All the focus in schools on making us get good grades stops us from actually paying attention to the other little things that can help us improve as individuals. We’re taught to be competitive, we’re taught to work hard, but when are we ever taught it is important to help others or to just simply take a step back and appreciate other aspects of the world around us. Thanks to schools, our general knowledge and our grades may be increasing but our sense of humanity is decreasing. What’s the point? We enter education as a child and we leave as adults. Does that mean that if I am an A* student when I leave that I am a good human being? What does a letter or a number on a paper have to do with someone’s true personality? Being human and being part of a society involves more than numbers on a paper. You need manners, you need sympathy, empathy, honesty. You need to feel good about yourself so that you can make others feel good about themselves. That is not what we’re getting. We’re learning how to try and be better than everyone else, no matter how it affects you. We often come out of school feeling worse than we did when we entered. We’re stuck in a constant loop of “I just need to get through this week…” But every week.

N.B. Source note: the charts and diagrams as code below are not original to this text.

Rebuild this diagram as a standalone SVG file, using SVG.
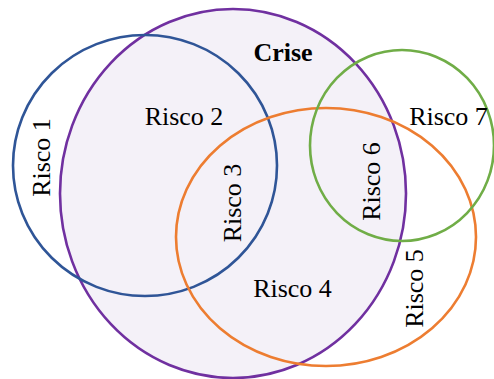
<svg xmlns="http://www.w3.org/2000/svg" width="494" height="379" viewBox="0 0 494 379">
<style>
.c{fill:none;stroke-width:2.6}
.t{font-family:"Liberation Serif","Times New Roman",serif;font-size:26px;fill:#000}
.b{font-weight:bold}
</style>
<rect width="494" height="379" fill="#fff"/>
<g id="crise"><ellipse cx="233" cy="193.5" rx="173" ry="184.5" fill="#F4F1F8" stroke="#7030A0" stroke-width="2.6"/></g>
<g id="risco1"><ellipse class="c" cx="145" cy="165.5" rx="132" ry="130.5" stroke="#2F5597"/></g>
<g id="risco5"><ellipse class="c" cx="326" cy="237" rx="150" ry="129" stroke="#ED7D31"/></g>
<g id="risco7"><ellipse class="c" cx="402" cy="145.5" rx="92" ry="95.5" stroke="#70AD47"/></g>
<g id="labels">
<text class="t b" x="283" y="61" text-anchor="middle">Crise</text>
<text class="t" x="184" y="125" text-anchor="middle">Risco 2</text>
<text class="t" x="448.5" y="125" text-anchor="middle">Risco 7</text>
<text class="t" x="292.5" y="297" text-anchor="middle">Risco 4</text>
<text class="t" text-anchor="middle" transform="translate(50,157.5) rotate(-90)">Risco 1</text>
<text class="t" text-anchor="middle" transform="translate(241,203) rotate(-90)">Risco 3</text>
<text class="t" text-anchor="middle" transform="translate(380,181.5) rotate(-90)">Risco 6</text>
<text class="t" text-anchor="middle" transform="translate(423,288.5) rotate(-90)">Risco 5</text>
</g>
</svg>
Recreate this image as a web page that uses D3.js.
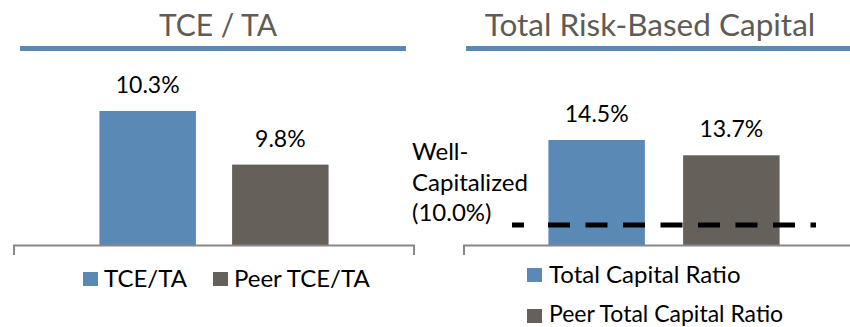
<!DOCTYPE html>
<html>
<head>
<meta charset="utf-8">
<script src="https://cdn.jsdelivr.net/npm/d3@7"></script>
<style>
  body { margin: 0; background: #fff; }
  text { font-family: Lato, "Open Sans", sans-serif; }
</style>
</head>
<body>
<div id="chart"></div>
<script>
(function () {
var tceSeries = ["TCE/TA", "Peer TCE/TA"];
var tceValues = [10.3, 9.8];
var trbcSeries = ["Total Capital Ratio", "Peer Total Capital Ratio"];
var trbcValues = [14.5, 13.7];
var wellCapitalized = 10.0;
var wellLabel = ["Well-", "Capitalized", "(10.0%)"];
var titles = ["TCE / TA", "Total Risk-Based Capital"];

var colors = ["#5b89b5", "#65615a"];
var W = 850, H = 327;
var base = 245;

var svg = d3.select("#chart").append("svg").attr("width", W).attr("height", H);

// titles + underline
svg.append("text").attr("x", 218).attr("y", 36).attr("text-anchor", "middle")
  .attr("font-size", "30px").attr("fill", "#5f5b55").text(titles[0]);
svg.append("rect").attr("x", 20).attr("y", 46).attr("width", 386).attr("height", 5).attr("fill", colors[0]);
svg.append("text").attr("x", 650).attr("y", 36).attr("text-anchor", "middle")
  .attr("font-size", "31.5px").attr("fill", "#5f5b55").text(titles[1]);
svg.append("rect").attr("x", 466).attr("y", 46).attr("width", 400).attr("height", 5).attr("fill", colors[0]);

function panel(series, values, x0, x1, y, inner) {
  var g = svg.append("g");
  var outer = d3.scaleBand().domain([""]).range([x0, x1]);
  var xs = d3.scaleBand().domain(series).range([0, outer.bandwidth()])
    .paddingInner(inner[0]).paddingOuter(inner[1]);

  g.selectAll(".bar").data(values).enter().append("rect")
    .attr("x", function (d, i) { return outer("") + xs(series[i]); })
    .attr("y", function (d) { return y(d); })
    .attr("width", xs.bandwidth())
    .attr("height", function (d) { return y.range()[0] - y(d); })
    .attr("fill", function (d, i) { return colors[i]; });

  g.selectAll(".lbl").data(values).enter().append("text")
    .attr("x", function (d, i) { return outer("") + xs(series[i]) + xs.bandwidth() / 2; })
    .attr("y", function (d) { return y(d) - 18; })
    .attr("text-anchor", "middle")
    .attr("font-size", "23px").attr("fill", "#000")
    .text(function (d) { return d.toFixed(1) + "%"; });

  // category axis with end ticks
  g.append("path")
    .attr("d", "M" + (x0 + 1) + "," + (base + 10) + "V" + (base + 0.5) + "H" + (x1 - 1) + "V" + (base + 10))
    .attr("fill", "none").attr("stroke", "#878787").attr("stroke-width", 2);
  return g;
}

var yLeft = d3.scaleLinear().domain([9.05, 10.5]).range([base, base - 1.45 * 107.2]);
panel(tceSeries, tceValues, 13, 415, yLeft, [0.2727, 0.6515]);

var yRight = d3.scaleLinear().domain([9, 15]).range([base, base - 6 * 19.09]);
panel(trbcSeries, trbcValues, 463, 865, yRight, [0.2836, 0.634]);

// well-capitalized line
svg.append("line")
  .attr("x1", 512).attr("x2", 816)
  .attr("y1", yRight(wellCapitalized) - 1).attr("y2", yRight(wellCapitalized) - 1)
  .attr("stroke", "#000").attr("stroke-width", 5)
  .attr("stroke-dasharray", "12 24 " + d3.range(8).map(function () { return "22 15.5"; }).join(" "));

svg.append("text").attr("font-size", "24px").attr("fill", "#000")
  .selectAll("tspan").data(wellLabel).enter().append("tspan")
  .attr("x", 412).attr("y", function (d, i) { return 160 + i * 30.5; })
  .text(function (d) { return d; });

// legends
var legL = svg.append("g").selectAll("g").data(tceSeries).enter().append("g")
  .attr("transform", function (d, i) { return "translate(" + [83, 213][i] + ",272)"; });
legL.append("rect").attr("width", 15).attr("height", 14).attr("fill", function (d, i) { return colors[i]; });
legL.append("text").attr("x", 21).attr("y", 15).attr("font-size", "24px").text(function (d) { return d; });

var legR = svg.append("g").selectAll("g").data(trbcSeries).enter().append("g")
  .attr("transform", function (d, i) { return "translate(527," + [268, 309][i] + ")"; });
legR.append("rect").attr("width", 15).attr("height", 14).attr("fill", function (d, i) { return colors[i]; });
legR.append("text").attr("x", 22).attr("y", function (d, i) { return i ? 12.5 : 15; })
  .attr("font-size", function (d, i) { return i ? "23px" : "24px"; }).text(function (d) { return d; });
})();
</script>
</body>
</html>
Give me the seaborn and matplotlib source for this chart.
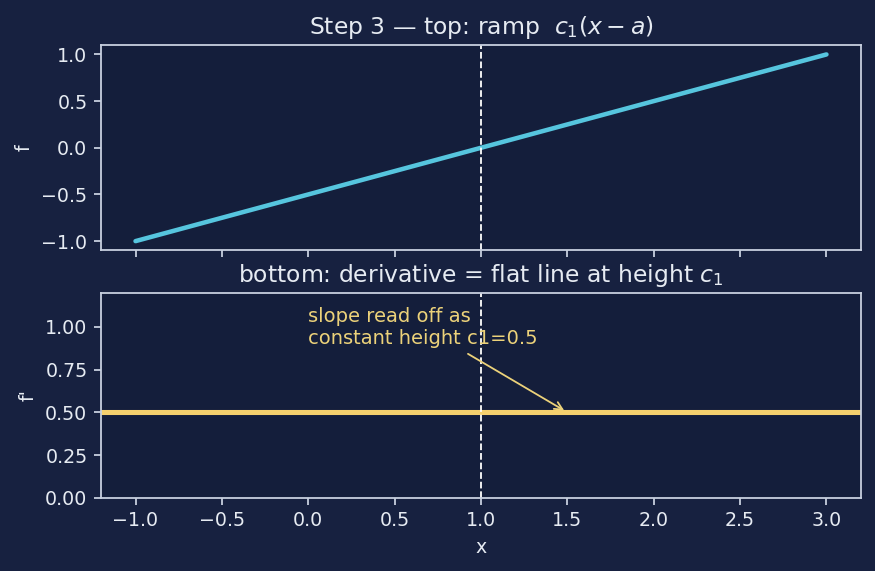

The education system does not prepare young people for later life, as it does not recognise the importance of allowing young people to fail and experiment, which is the main way that human beings learn about ourselves and the world around us. A single letter ‘F’ could knock a student’s confidence to the ground and stain their records for a long time, if not forever, depending on whether it’s a final exam. Life is full of failure. It’s a normal and inevitable part of life. So why is there such a negative light shone upon it within education? So much shame and disappointment. We’re not taught how to deal with failure, how to bounce back. We’re just told we can do better or asked whether we revised enough. If the education system has made us believe that failing is such a bad thing, how will we go on to live our lives and be “good human beings” if we can’t even cope with one of life’s most common occurrences?